- **Task statement**
Transcribe all of the material below word for word and leave out its pictures.

- **Supplied material**
____________
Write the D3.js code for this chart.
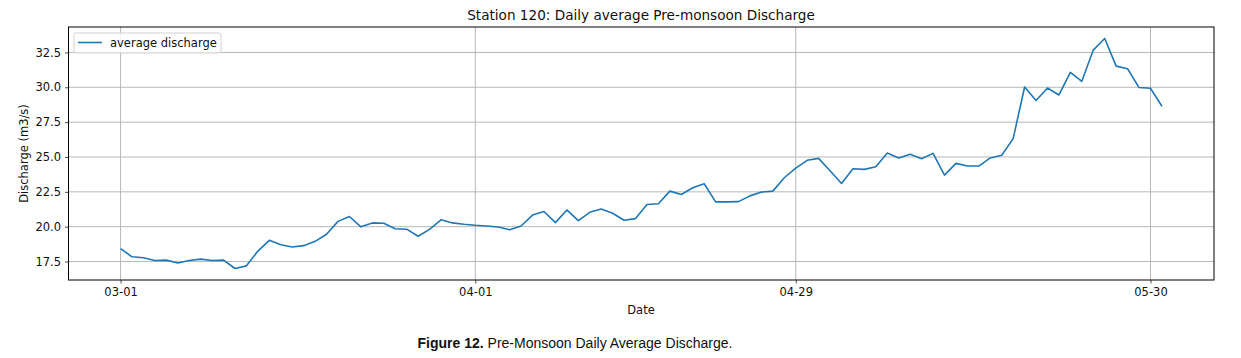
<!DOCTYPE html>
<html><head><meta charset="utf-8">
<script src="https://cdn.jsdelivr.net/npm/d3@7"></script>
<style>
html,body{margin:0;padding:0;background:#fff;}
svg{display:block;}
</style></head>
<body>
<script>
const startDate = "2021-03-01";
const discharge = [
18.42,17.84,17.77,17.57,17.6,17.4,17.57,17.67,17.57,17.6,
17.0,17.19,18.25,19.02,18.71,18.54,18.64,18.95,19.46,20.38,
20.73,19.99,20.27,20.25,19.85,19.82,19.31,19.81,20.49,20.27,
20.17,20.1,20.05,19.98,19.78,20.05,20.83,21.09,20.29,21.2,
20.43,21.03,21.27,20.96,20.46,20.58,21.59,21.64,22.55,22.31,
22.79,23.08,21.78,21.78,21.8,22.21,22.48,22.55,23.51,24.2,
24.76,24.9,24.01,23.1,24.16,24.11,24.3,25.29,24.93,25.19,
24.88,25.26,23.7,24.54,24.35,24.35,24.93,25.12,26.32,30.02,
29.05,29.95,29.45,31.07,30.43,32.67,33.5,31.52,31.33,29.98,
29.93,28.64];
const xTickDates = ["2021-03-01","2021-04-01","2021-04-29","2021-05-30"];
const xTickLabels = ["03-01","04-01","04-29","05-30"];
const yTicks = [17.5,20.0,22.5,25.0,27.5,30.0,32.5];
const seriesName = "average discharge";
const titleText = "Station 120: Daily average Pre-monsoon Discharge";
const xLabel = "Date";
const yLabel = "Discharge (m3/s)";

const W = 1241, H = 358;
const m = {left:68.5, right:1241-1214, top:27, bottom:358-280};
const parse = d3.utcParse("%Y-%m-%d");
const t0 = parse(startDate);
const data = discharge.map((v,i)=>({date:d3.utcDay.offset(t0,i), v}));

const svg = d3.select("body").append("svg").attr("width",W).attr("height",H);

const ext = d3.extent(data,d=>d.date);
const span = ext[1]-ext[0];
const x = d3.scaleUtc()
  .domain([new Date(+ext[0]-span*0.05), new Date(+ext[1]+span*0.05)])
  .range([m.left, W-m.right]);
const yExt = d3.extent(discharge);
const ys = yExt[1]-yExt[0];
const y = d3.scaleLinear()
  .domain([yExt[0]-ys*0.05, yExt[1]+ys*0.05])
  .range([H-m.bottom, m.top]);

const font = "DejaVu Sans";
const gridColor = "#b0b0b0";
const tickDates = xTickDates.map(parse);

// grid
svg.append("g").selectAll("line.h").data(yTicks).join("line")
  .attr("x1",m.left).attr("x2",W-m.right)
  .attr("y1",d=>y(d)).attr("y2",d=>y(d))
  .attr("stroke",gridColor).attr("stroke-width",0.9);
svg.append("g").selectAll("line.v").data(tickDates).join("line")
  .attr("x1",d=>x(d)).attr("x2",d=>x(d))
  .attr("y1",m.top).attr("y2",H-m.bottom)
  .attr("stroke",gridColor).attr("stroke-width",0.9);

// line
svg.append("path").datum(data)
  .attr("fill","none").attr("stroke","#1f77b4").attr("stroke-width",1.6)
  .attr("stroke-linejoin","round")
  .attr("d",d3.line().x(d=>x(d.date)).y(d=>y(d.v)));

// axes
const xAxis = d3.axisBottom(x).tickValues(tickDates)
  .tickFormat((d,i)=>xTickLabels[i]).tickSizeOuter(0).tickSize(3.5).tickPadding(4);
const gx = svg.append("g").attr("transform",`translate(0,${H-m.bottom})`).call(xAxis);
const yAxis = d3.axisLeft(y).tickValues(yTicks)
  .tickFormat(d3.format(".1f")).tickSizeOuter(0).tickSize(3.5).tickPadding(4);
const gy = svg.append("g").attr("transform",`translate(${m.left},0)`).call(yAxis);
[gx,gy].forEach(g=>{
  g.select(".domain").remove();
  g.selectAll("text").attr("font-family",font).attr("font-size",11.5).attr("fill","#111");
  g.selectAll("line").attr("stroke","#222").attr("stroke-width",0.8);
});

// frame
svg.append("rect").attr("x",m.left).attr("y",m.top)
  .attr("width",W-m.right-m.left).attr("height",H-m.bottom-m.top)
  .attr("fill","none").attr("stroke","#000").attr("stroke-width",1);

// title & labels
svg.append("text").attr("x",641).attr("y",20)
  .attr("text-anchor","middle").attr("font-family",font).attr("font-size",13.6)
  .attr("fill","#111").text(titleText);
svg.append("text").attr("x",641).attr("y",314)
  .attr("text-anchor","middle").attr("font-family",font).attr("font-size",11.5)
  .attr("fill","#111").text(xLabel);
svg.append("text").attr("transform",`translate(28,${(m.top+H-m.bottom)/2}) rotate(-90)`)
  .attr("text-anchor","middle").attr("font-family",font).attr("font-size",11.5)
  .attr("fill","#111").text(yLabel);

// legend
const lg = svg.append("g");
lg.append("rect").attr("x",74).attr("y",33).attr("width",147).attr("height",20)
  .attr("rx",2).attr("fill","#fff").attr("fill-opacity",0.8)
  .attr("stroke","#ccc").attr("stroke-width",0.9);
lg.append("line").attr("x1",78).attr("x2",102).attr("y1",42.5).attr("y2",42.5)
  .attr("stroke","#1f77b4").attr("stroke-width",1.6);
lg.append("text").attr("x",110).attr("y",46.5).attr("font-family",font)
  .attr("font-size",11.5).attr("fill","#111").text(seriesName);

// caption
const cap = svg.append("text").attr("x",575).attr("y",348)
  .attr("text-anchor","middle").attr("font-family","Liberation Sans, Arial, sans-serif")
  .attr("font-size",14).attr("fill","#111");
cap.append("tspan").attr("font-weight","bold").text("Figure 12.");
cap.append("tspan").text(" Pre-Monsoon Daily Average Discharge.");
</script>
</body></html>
____________
- **Full output**
Write the D3.js code for this chart.
<!DOCTYPE html>
<html><head><meta charset="utf-8">
<script src="https://cdn.jsdelivr.net/npm/d3@7"></script>
<style>
html,body{margin:0;padding:0;background:#fff;}
svg{display:block;}
</style></head>
<body>
<script>
const startDate = "2021-03-01";
const discharge = [
18.42,17.84,17.77,17.57,17.6,17.4,17.57,17.67,17.57,17.6,
17.0,17.19,18.25,19.02,18.71,18.54,18.64,18.95,19.46,20.38,
20.73,19.99,20.27,20.25,19.85,19.82,19.31,19.81,20.49,20.27,
20.17,20.1,20.05,19.98,19.78,20.05,20.83,21.09,20.29,21.2,
20.43,21.03,21.27,20.96,20.46,20.58,21.59,21.64,22.55,22.31,
22.79,23.08,21.78,21.78,21.8,22.21,22.48,22.55,23.51,24.2,
24.76,24.9,24.01,23.1,24.16,24.11,24.3,25.29,24.93,25.19,
24.88,25.26,23.7,24.54,24.35,24.35,24.93,25.12,26.32,30.02,
29.05,29.95,29.45,31.07,30.43,32.67,33.5,31.52,31.33,29.98,
29.93,28.64];
const xTickDates = ["2021-03-01","2021-04-01","2021-04-29","2021-05-30"];
const xTickLabels = ["03-01","04-01","04-29","05-30"];
const yTicks = [17.5,20.0,22.5,25.0,27.5,30.0,32.5];
const seriesName = "average discharge";
const titleText = "Station 120: Daily average Pre-monsoon Discharge";
const xLabel = "Date";
const yLabel = "Discharge (m3/s)";

const W = 1241, H = 358;
const m = {left:68.5, right:1241-1214, top:27, bottom:358-280};
const parse = d3.utcParse("%Y-%m-%d");
const t0 = parse(startDate);
const data = discharge.map((v,i)=>({date:d3.utcDay.offset(t0,i), v}));

const svg = d3.select("body").append("svg").attr("width",W).attr("height",H);

const ext = d3.extent(data,d=>d.date);
const span = ext[1]-ext[0];
const x = d3.scaleUtc()
  .domain([new Date(+ext[0]-span*0.05), new Date(+ext[1]+span*0.05)])
  .range([m.left, W-m.right]);
const yExt = d3.extent(discharge);
const ys = yExt[1]-yExt[0];
const y = d3.scaleLinear()
  .domain([yExt[0]-ys*0.05, yExt[1]+ys*0.05])
  .range([H-m.bottom, m.top]);

const font = "DejaVu Sans";
const gridColor = "#b0b0b0";
const tickDates = xTickDates.map(parse);

// grid
svg.append("g").selectAll("line.h").data(yTicks).join("line")
  .attr("x1",m.left).attr("x2",W-m.right)
  .attr("y1",d=>y(d)).attr("y2",d=>y(d))
  .attr("stroke",gridColor).attr("stroke-width",0.9);
svg.append("g").selectAll("line.v").data(tickDates).join("line")
  .attr("x1",d=>x(d)).attr("x2",d=>x(d))
  .attr("y1",m.top).attr("y2",H-m.bottom)
  .attr("stroke",gridColor).attr("stroke-width",0.9);

// line
svg.append("path").datum(data)
  .attr("fill","none").attr("stroke","#1f77b4").attr("stroke-width",1.6)
  .attr("stroke-linejoin","round")
  .attr("d",d3.line().x(d=>x(d.date)).y(d=>y(d.v)));

// axes
const xAxis = d3.axisBottom(x).tickValues(tickDates)
  .tickFormat((d,i)=>xTickLabels[i]).tickSizeOuter(0).tickSize(3.5).tickPadding(4);
const gx = svg.append("g").attr("transform",`translate(0,${H-m.bottom})`).call(xAxis);
const yAxis = d3.axisLeft(y).tickValues(yTicks)
  .tickFormat(d3.format(".1f")).tickSizeOuter(0).tickSize(3.5).tickPadding(4);
const gy = svg.append("g").attr("transform",`translate(${m.left},0)`).call(yAxis);
[gx,gy].forEach(g=>{
  g.select(".domain").remove();
  g.selectAll("text").attr("font-family",font).attr("font-size",11.5).attr("fill","#111");
  g.selectAll("line").attr("stroke","#222").attr("stroke-width",0.8);
});

// frame
svg.append("rect").attr("x",m.left).attr("y",m.top)
  .attr("width",W-m.right-m.left).attr("height",H-m.bottom-m.top)
  .attr("fill","none").attr("stroke","#000").attr("stroke-width",1);

// title & labels
svg.append("text").attr("x",641).attr("y",20)
  .attr("text-anchor","middle").attr("font-family",font).attr("font-size",13.6)
  .attr("fill","#111").text(titleText);
svg.append("text").attr("x",641).attr("y",314)
  .attr("text-anchor","middle").attr("font-family",font).attr("font-size",11.5)
  .attr("fill","#111").text(xLabel);
svg.append("text").attr("transform",`translate(28,${(m.top+H-m.bottom)/2}) rotate(-90)`)
  .attr("text-anchor","middle").attr("font-family",font).attr("font-size",11.5)
  .attr("fill","#111").text(yLabel);

// legend
const lg = svg.append("g");
lg.append("rect").attr("x",74).attr("y",33).attr("width",147).attr("height",20)
  .attr("rx",2).attr("fill","#fff").attr("fill-opacity",0.8)
  .attr("stroke","#ccc").attr("stroke-width",0.9);
lg.append("line").attr("x1",78).attr("x2",102).attr("y1",42.5).attr("y2",42.5)
  .attr("stroke","#1f77b4").attr("stroke-width",1.6);
lg.append("text").attr("x",110).attr("y",46.5).attr("font-family",font)
  .attr("font-size",11.5).attr("fill","#111").text(seriesName);

// caption
const cap = svg.append("text").attr("x",575).attr("y",348)
  .attr("text-anchor","middle").attr("font-family","Liberation Sans, Arial, sans-serif")
  .attr("font-size",14).attr("fill","#111");
cap.append("tspan").attr("font-weight","bold").text("Figure 12.");
cap.append("tspan").text(" Pre-Monsoon Daily Average Discharge.");
</script>
</body></html>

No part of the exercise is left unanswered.